A silenced world

Mysterious loss of hearing plagues sophomore


Madeline Parish

Photo illustration

Story by Jhovany Perez, staff writer

“Hello?” her mother questioned, trying to get her attention. No response.

“Hello?” her mother said a little louder. No response.

“Hello!” her mother barked, growing frustrated.

Silence fell in the room.

Annoyed with her daughter for ignoring her, she stormed up and demanded to know why she wouldn’t respond.

But the answer proved devastating.

“I didn’t hear you,” she replied.

Sophomore Kaitlyn Gordon found out this fall that she is losing her hearing in her right ear. After visiting several doctors, the answer as to why her hearing has abandoned her remains a vague mystery. Doctors have told her and her parents that there is no reason behind her hearing loss.

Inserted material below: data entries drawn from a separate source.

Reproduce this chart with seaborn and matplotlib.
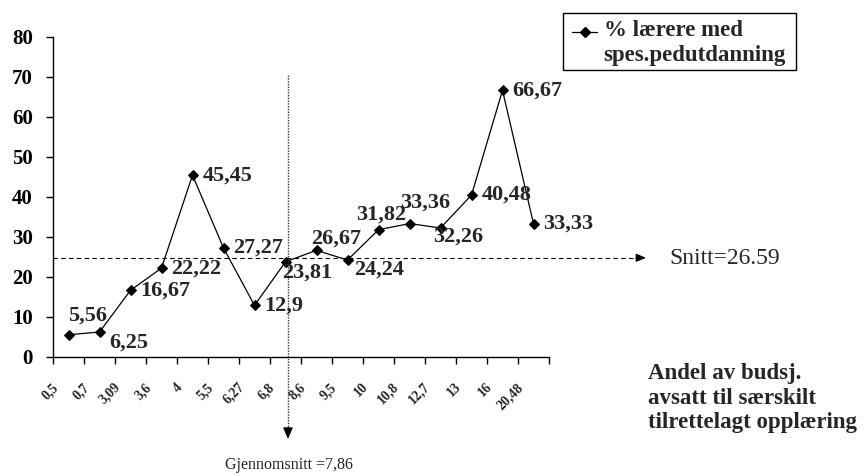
import matplotlib
matplotlib.use("Agg")
import matplotlib.pyplot as plt
import matplotlib.transforms as mtransforms
from matplotlib.lines import Line2D
from matplotlib.patches import Rectangle
import seaborn as sns
import pandas as pd

# ---------------- data ----------------
categories = ["0,5", "0,7", "3,09", "3,6", "4", "5,5", "6,27", "6,8",
              "8,6", "9,5", "10", "10,8", "12,7", "13", "16", "20,48"]
values = [5.56, 6.25, 16.67, 22.22, 45.45, 27.27, 12.9, 23.81,
          26.67, 24.24, 31.82, 33.36, 32.26, 40.48, 66.67, 33.33]
value_labels = ["5,56", "6,25", "16,67", "22,22", "45,45", "27,27", "12,9", "23,81",
                "26,67", "24,24", "31,82", "33,36", "32,26", "40,48", "66,67", "33,33"]
series_name_lines = ["% lærere med", "spes.pedutdanning"]
y_ticks = [0, 10, 20, 30, 40, 50, 60, 70, 80]
snitt_level = 24.8          # where the average line is drawn on the y scale
snitt_text = "Snitt=26.59"
mean_position = 7.08        # where the average line is drawn on the category scale
mean_text = "Gjennomsnitt =7,86"
side_text = "Andel av budsj.\navsatt til særskilt\ntilrettelagt opplæring"

# label offsets (pixels) relative to each point -- layout only
label_offsets = [(0, 19), (10, -11), (10, 0), (10, 0), (10, 0), (10, 0), (10, 0), (-3, -11),
                 (-5, 12), (7, -10), (-22, 15), (-9, 21), (-7, -9), (10, 0), (10, 0), (10, 0)]

# ---------------- style ----------------
sns.set_style("ticks")
plt.rcParams["font.family"] = ["Liberation Serif", "DejaVu Serif"]
plt.rcParams["font.weight"] = "bold"

W, H = 866, 476
fig = plt.figure(figsize=(W / 100, H / 100), dpi=100)
ax = fig.add_axes([53 / W, (H - 357) / H, (549 - 53) / W, (357 - 37) / H])

df = pd.DataFrame({"pos": list(range(len(categories))), "value": values})
sns.lineplot(data=df, x="pos", y="value", marker="D", markersize=5,
             color="black", linewidth=0.9, markeredgecolor="black", ax=ax)

ax.set_xlim(-0.5, len(categories) - 0.5)
ax.set_ylim(0, 80)
ax.set_xlabel("")
ax.set_ylabel("")
for s in ["top", "right"]:
    ax.spines[s].set_visible(False)
for s in ["left", "bottom"]:
    ax.spines[s].set_linewidth(1.0)
    ax.spines[s].set_color("black")

# y axis
ax.set_yticks(y_ticks)
ax.set_yticklabels([str(v) for v in y_ticks], fontsize=15, fontweight="bold")
ax.tick_params(axis="y", direction="out", length=5, width=1, pad=9.5, colors="black")

# x axis: boundaries as minor ticks, labels at centers
ax.set_xticks([i for i in range(len(categories))])
ax.set_xticklabels(categories, fontsize=10, fontweight="bold", rotation=45,
                   ha="right", va="top")
ax.set_xticks([i - 0.5 for i in range(len(categories) + 1)], minor=True)
ax.tick_params(axis="x", which="major", length=0, pad=17)
ax.tick_params(axis="x", which="minor", direction="out", length=5, width=1, colors="black")
shift = mtransforms.ScaledTranslation(-0.08, 0, fig.dpi_scale_trans)
for lab in ax.get_xticklabels():
    lab.set_transform(lab.get_transform() + shift)

# value labels
for i, (v, t) in enumerate(zip(values, value_labels)):
    dx, dy = label_offsets[i]
    ax.annotate(t, xy=(i, v), xytext=(dx, dy), textcoords="offset pixels",
                ha="left", va="center", fontsize=16, fontweight="bold")

# horizontal average line (dashed, with arrow)
tr_h = mtransforms.blended_transform_factory(fig.transFigure, ax.transData)
ax.plot([53 / W, 637 / W], [snitt_level, snitt_level], transform=tr_h, clip_on=False,
        color="black", linewidth=0.8, linestyle=(0, (4, 3)))
ax.annotate("", xy=(646 / W, snitt_level), xytext=(636 / W, snitt_level),
            xycoords=tr_h, textcoords=tr_h, annotation_clip=False,
            arrowprops=dict(arrowstyle="-|>,head_length=0.6,head_width=0.25",
                            color="black", lw=0.8, shrinkA=0, shrinkB=0))
fig.text(669 / W, 1 - 259 / H, snitt_text, ha="left", va="center",
         fontsize=17, fontweight="normal")

# vertical average line (dotted, with arrow)
tr_v = mtransforms.blended_transform_factory(ax.transData, fig.transFigure)
ax.plot([mean_position, mean_position], [1 - 75 / H, 1 - 431 / H], transform=tr_v,
        clip_on=False, color="#333333", linewidth=1.0, linestyle=(0, (1, 1)))
ax.annotate("", xy=(mean_position, 1 - 439 / H), xytext=(mean_position, 1 - 428 / H),
            xycoords=tr_v, textcoords=tr_v, annotation_clip=False,
            arrowprops=dict(arrowstyle="-|>,head_length=0.7,head_width=0.3",
                            color="black", lw=0.8, shrinkA=0, shrinkB=0))
fig.text(289 / W, 1 - 465 / H, mean_text, ha="center", va="center",
         fontsize=11.5, fontweight="normal")

# side text
fig.text(648 / W, 1 - 398 / H, side_text, ha="left", va="center",
         fontsize=16.5, fontweight="bold", linespacing=1.2)

# legend (boxed)
fig.patches.append(Rectangle((563 / W, 1 - 70 / H), (796 - 563) / W, (70 - 13) / H,
                             transform=fig.transFigure, facecolor="white",
                             edgecolor="black", linewidth=1.0, zorder=5))
fig.lines.append(Line2D([572 / W, 597 / W], [1 - 32 / H, 1 - 32 / H],
                        transform=fig.transFigure, color="black", linewidth=0.9,
                        zorder=6))
fig.lines.append(Line2D([584.5 / W], [1 - 32 / H], transform=fig.transFigure,
                        color="black", marker="D", markersize=5, linestyle="none",
                        zorder=6))
fig.text(604 / W, 1 - 31 / H, series_name_lines[0], ha="left", va="center",
         fontsize=16.5, fontweight="bold", zorder=7)
fig.text(603 / W, 1 - 56 / H, series_name_lines[1], ha="left", va="center",
         fontsize=16.5, fontweight="bold", zorder=7)

fig.savefig("out.png", dpi=100)
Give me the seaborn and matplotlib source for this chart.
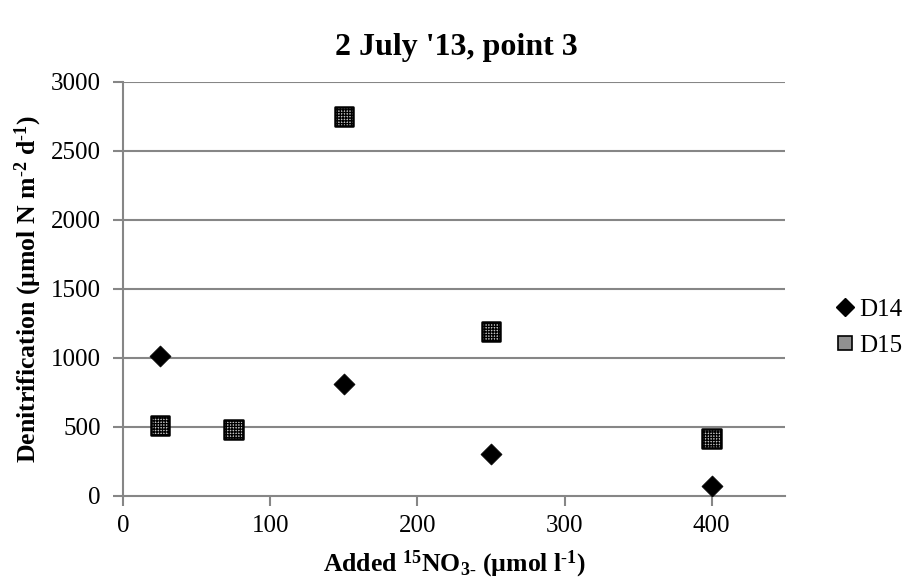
import matplotlib
matplotlib.use("Agg")
import matplotlib.pyplot as plt
import seaborn as sns
import pandas as pd
from matplotlib.lines import Line2D

# Data
series_names = ["D14", "D15"]
x_d14 = [25, 150, 250, 400]
y_d14 = [1015, 813, 300, 70]
x_d15 = [25, 75, 150, 250, 400]
y_d15 = [510, 481, 2750, 1193, 415]
x_ticks = [0, 100, 200, 300, 400]
y_ticks = [0, 500, 1000, 1500, 2000, 2500, 3000]
title = "2 July '13, point 3"

sns.set_theme(style="white")
plt.rcParams['font.family'] = ['Liberation Serif', 'DejaVu Serif']
plt.rcParams['mathtext.fontset'] = 'custom'
plt.rcParams['mathtext.rm'] = 'Liberation Serif'
plt.rcParams['mathtext.bf'] = 'Liberation Serif:bold'
plt.rcParams['mathtext.it'] = 'Liberation Serif:italic'
plt.rcParams['text.color'] = 'black'
plt.rcParams['axes.labelcolor'] = 'black'
plt.rcParams['hatch.linewidth'] = 0.9
plt.rcParams['hatch.color'] = '#505050'

df = pd.DataFrame({
    "x": x_d14 + x_d15,
    "y": y_d14 + y_d15,
    "series": [series_names[0]] * len(x_d14) + [series_names[1]] * len(x_d15),
})

fig = plt.figure(figsize=(9.12, 5.8), dpi=100)
ax = fig.add_axes([0.135, 0.145, 0.726, 0.714])

grid_c = "#868686"
for yt in y_ticks[1:]:
    ax.axhline(yt, color=grid_c, lw=1.5, zorder=0)

d14 = df[df.series == "D14"]
d15 = df[df.series == "D15"]
sns.scatterplot(data=d14, x="x", y="y", marker="D", s=115, color="black",
                edgecolor="black", linewidth=0.5, ax=ax, zorder=3, legend=False)
n_before = len(ax.collections)
sns.scatterplot(data=d15, x="x", y="y", marker="s", s=180, color="#c4c4c4",
                edgecolor="black", linewidth=1.8, ax=ax, zorder=3, legend=False)
sq = ax.collections[n_before]
sq.set_hatch("++++++")

ax.set_xlim(0, 450)
ax.set_ylim(0, 3000)
ax.set_xticks(x_ticks)
ax.set_yticks(y_ticks)
ax.tick_params(axis="both", labelsize=18, colors="black", length=7, width=1.5,
               direction="out", color=grid_c)
ax.tick_params(axis="x", bottom=True, pad=7)
ax.tick_params(axis="y", left=True, pad=9)
for side in ["top", "right"]:
    ax.spines[side].set_visible(False)
for side in ["left", "bottom"]:
    ax.spines[side].set_color(grid_c)
    ax.spines[side].set_linewidth(1.5)

ax.set_xlabel(r"Added $^{\mathbf{15}}$NO$_{\mathbf{3\text{-}}}$ (µmol l$^{\mathbf{\text{-}1}}$)",
              fontsize=18.5, fontweight="bold", labelpad=8)
ax.set_ylabel(r"Denitrification (µmol N m$^{\mathbf{\text{-}2}}$ d$^{\mathbf{\text{-}1}}$)",
              fontsize=18.5, fontweight="bold", labelpad=5)
fig.text(0.5, 0.918, title, ha="center", va="center", fontsize=23, fontweight="bold")

handles = [
    Line2D([], [], marker="D", ls="none", color="black", markersize=9, label="D14"),
    Line2D([], [], marker="s", ls="none", markerfacecolor="#909090",
           markeredgecolor="black", markeredgewidth=1.2, markersize=10, label="D15"),
]
fig.legend(handles=handles, loc="center left", bbox_to_anchor=(0.912, 0.435),
           frameon=False, fontsize=18, handletextpad=0.0, labelspacing=0.55,
           handlelength=1.1, borderaxespad=0, borderpad=0)

fig.savefig("out.png", dpi=100)
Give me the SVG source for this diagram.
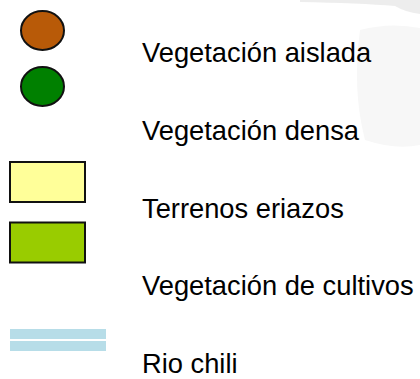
<svg xmlns="http://www.w3.org/2000/svg" width="420" height="379" viewBox="0 0 420 379">
<style>
.sym{stroke:#111;stroke-width:2}
.lbl{font-family:"Liberation Sans",Arial,sans-serif;font-size:27.3px;fill:#000}
.river{fill:#B7DDE8}
</style>
<rect width="420" height="379" fill="#fff"/>
<g id="background-artifacts">
<path d="M300,0 L420,0 L420,14 Q405,12 395,6 Q360,3 300,2 Z" fill="#e6e6e6" opacity="0.7"/>
<path d="M360,30 Q390,22 420,28 L420,145 Q395,150 365,140 Q352,90 360,30 Z" fill="#f7f7f7"/>
</g>
<g id="vegetacion-aislada">
<ellipse class="sym" cx="42.5" cy="30.5" rx="21.5" ry="19.5" fill="#B85A08"/>
<text class="lbl" x="142" y="62">Vegetación aislada</text>
</g>
<g id="vegetacion-densa">
<ellipse class="sym" cx="42.5" cy="86.5" rx="21.5" ry="19.5" fill="#008000"/>
<text class="lbl" x="142" y="140">Vegetación densa</text>
</g>
<g id="terrenos-eriazos">
<rect class="sym" x="10" y="162" width="75" height="40" fill="#FFFF99"/>
<text class="lbl" x="142" y="217.5">Terrenos eriazos</text>
</g>
<g id="vegetacion-cultivos">
<rect class="sym" x="10" y="222.5" width="75" height="40" fill="#99CC00"/>
<text class="lbl" x="142" y="294.5">Vegetación de cultivos</text>
</g>
<g id="rio-chili">
<rect class="river" x="10" y="329" width="96" height="10"/>
<rect class="river" x="10" y="341" width="96" height="10"/>
<text class="lbl" x="142" y="373">Rio chili</text>
</g>
<g id="connectors"/>
</svg>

“We found out when my mom or anyone else would be talking to me,” Gordon said. “I wouldn’t even know they were talking.”

Growing up, Gordon didn’t really notice the problem, but it gradually begin to grow. What seemed to be minor ear infection soon turned into an unexplained loss of hearing. It slowly became a problem at school, and affected her ability to participate in the classroom.

“When it was worse, I needed to sit in the front of classes,” Gordon said. “Or even move seats with someone just to be able to hear the teacher.”

Gordon began to feel lost and alone. Her hearing problem began to isolate her from the world she used to feel comfortable in, and she was constantly faced with new limitations.  

“I was confused and didn’t understand why or how I was having hearing problems,” Gordon said. “I made the mistake to let it define me for a while.”

While Gordon could not see past this flaw in herself, her friends never left her side and acted as her support system.

“My friends are very sympathetic and really supportive of my situation,” Gordon said. “Especially my best friend [sophomore] Rachel Johnson.”

Rachel Johnson has remained a loyal friend through it all and has been helping Gordon along the way. Gordon has no hearing aids; she reads lips in order to completely hear what people are saying.

“She’s been the same person she has always been,” Johnson said. “But if she needs me to speak up, I speak up. If she just needs me to look at her to speak, I look at her to speak. I just do what I can do to help her”

Gordon is keeping a positive outlook even though she has new problem to deal with.

“I plan to not let my ‘problem’ affect me negatively. I want to push past it and do just as good, or better, in whatever I do,” Gordon said. “I won’t let it be what keeps me from being me.”